Exactly repeat the full listing that follows.
--- BEGIN ---
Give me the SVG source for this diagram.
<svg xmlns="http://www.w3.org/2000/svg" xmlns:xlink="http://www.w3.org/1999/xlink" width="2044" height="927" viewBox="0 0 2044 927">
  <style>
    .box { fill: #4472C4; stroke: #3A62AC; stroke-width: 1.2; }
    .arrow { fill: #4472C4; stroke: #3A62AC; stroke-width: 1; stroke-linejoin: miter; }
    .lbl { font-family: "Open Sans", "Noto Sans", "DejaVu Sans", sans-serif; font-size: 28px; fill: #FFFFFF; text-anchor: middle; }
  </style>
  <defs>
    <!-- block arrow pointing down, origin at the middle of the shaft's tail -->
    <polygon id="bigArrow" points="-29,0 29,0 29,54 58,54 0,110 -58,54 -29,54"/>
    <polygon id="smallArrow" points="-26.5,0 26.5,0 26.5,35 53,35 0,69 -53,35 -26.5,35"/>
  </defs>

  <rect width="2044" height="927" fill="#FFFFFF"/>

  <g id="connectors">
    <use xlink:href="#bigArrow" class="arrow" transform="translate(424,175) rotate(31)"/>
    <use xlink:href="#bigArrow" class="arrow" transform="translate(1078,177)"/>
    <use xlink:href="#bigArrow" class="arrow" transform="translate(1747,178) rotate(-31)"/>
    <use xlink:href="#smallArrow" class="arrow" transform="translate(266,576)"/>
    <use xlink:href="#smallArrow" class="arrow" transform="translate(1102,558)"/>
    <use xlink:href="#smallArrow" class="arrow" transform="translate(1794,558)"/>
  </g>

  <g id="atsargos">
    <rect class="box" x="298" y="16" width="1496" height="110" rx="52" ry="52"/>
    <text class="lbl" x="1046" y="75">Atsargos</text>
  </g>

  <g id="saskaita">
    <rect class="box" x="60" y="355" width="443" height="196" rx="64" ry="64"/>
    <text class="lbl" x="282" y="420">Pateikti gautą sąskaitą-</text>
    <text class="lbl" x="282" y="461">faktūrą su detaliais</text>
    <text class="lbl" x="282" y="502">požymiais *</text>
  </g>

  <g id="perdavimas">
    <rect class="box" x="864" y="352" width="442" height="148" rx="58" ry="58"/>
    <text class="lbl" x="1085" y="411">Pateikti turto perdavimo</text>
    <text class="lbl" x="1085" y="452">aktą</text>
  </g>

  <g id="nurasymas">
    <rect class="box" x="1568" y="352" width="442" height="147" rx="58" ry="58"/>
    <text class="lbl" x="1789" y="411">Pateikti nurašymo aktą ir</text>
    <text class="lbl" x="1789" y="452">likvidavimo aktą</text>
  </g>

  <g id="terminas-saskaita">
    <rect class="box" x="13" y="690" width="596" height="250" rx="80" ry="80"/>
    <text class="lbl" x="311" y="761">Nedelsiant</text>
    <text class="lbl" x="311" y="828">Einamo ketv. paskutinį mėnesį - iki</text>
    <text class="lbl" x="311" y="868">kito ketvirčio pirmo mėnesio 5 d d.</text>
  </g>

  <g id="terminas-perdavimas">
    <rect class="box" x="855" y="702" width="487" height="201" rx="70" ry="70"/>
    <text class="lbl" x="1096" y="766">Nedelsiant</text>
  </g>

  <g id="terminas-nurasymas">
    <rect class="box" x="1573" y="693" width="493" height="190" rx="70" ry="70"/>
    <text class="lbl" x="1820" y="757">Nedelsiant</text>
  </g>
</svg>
--- END ---
** CORRECT RESPONSE **
Give me the SVG source for this diagram.
<svg xmlns="http://www.w3.org/2000/svg" xmlns:xlink="http://www.w3.org/1999/xlink" width="2044" height="927" viewBox="0 0 2044 927">
  <style>
    .box { fill: #4472C4; stroke: #3A62AC; stroke-width: 1.2; }
    .arrow { fill: #4472C4; stroke: #3A62AC; stroke-width: 1; stroke-linejoin: miter; }
    .lbl { font-family: "Open Sans", "Noto Sans", "DejaVu Sans", sans-serif; font-size: 28px; fill: #FFFFFF; text-anchor: middle; }
  </style>
  <defs>
    <!-- block arrow pointing down, origin at the middle of the shaft's tail -->
    <polygon id="bigArrow" points="-29,0 29,0 29,54 58,54 0,110 -58,54 -29,54"/>
    <polygon id="smallArrow" points="-26.5,0 26.5,0 26.5,35 53,35 0,69 -53,35 -26.5,35"/>
  </defs>

  <rect width="2044" height="927" fill="#FFFFFF"/>

  <g id="connectors">
    <use xlink:href="#bigArrow" class="arrow" transform="translate(424,175) rotate(31)"/>
    <use xlink:href="#bigArrow" class="arrow" transform="translate(1078,177)"/>
    <use xlink:href="#bigArrow" class="arrow" transform="translate(1747,178) rotate(-31)"/>
    <use xlink:href="#smallArrow" class="arrow" transform="translate(266,576)"/>
    <use xlink:href="#smallArrow" class="arrow" transform="translate(1102,558)"/>
    <use xlink:href="#smallArrow" class="arrow" transform="translate(1794,558)"/>
  </g>

  <g id="atsargos">
    <rect class="box" x="298" y="16" width="1496" height="110" rx="52" ry="52"/>
    <text class="lbl" x="1046" y="75">Atsargos</text>
  </g>

  <g id="saskaita">
    <rect class="box" x="60" y="355" width="443" height="196" rx="64" ry="64"/>
    <text class="lbl" x="282" y="420">Pateikti gautą sąskaitą-</text>
    <text class="lbl" x="282" y="461">faktūrą su detaliais</text>
    <text class="lbl" x="282" y="502">požymiais *</text>
  </g>

  <g id="perdavimas">
    <rect class="box" x="864" y="352" width="442" height="148" rx="58" ry="58"/>
    <text class="lbl" x="1085" y="411">Pateikti turto perdavimo</text>
    <text class="lbl" x="1085" y="452">aktą</text>
  </g>

  <g id="nurasymas">
    <rect class="box" x="1568" y="352" width="442" height="147" rx="58" ry="58"/>
    <text class="lbl" x="1789" y="411">Pateikti nurašymo aktą ir</text>
    <text class="lbl" x="1789" y="452">likvidavimo aktą</text>
  </g>

  <g id="terminas-saskaita">
    <rect class="box" x="13" y="690" width="596" height="250" rx="80" ry="80"/>
    <text class="lbl" x="311" y="761">Nedelsiant</text>
    <text class="lbl" x="311" y="828">Einamo ketv. paskutinį mėnesį - iki</text>
    <text class="lbl" x="311" y="868">kito ketvirčio pirmo mėnesio 5 d d.</text>
  </g>

  <g id="terminas-perdavimas">
    <rect class="box" x="855" y="702" width="487" height="201" rx="70" ry="70"/>
    <text class="lbl" x="1096" y="766">Nedelsiant</text>
  </g>

  <g id="terminas-nurasymas">
    <rect class="box" x="1573" y="693" width="493" height="190" rx="70" ry="70"/>
    <text class="lbl" x="1820" y="757">Nedelsiant</text>
  </g>
</svg>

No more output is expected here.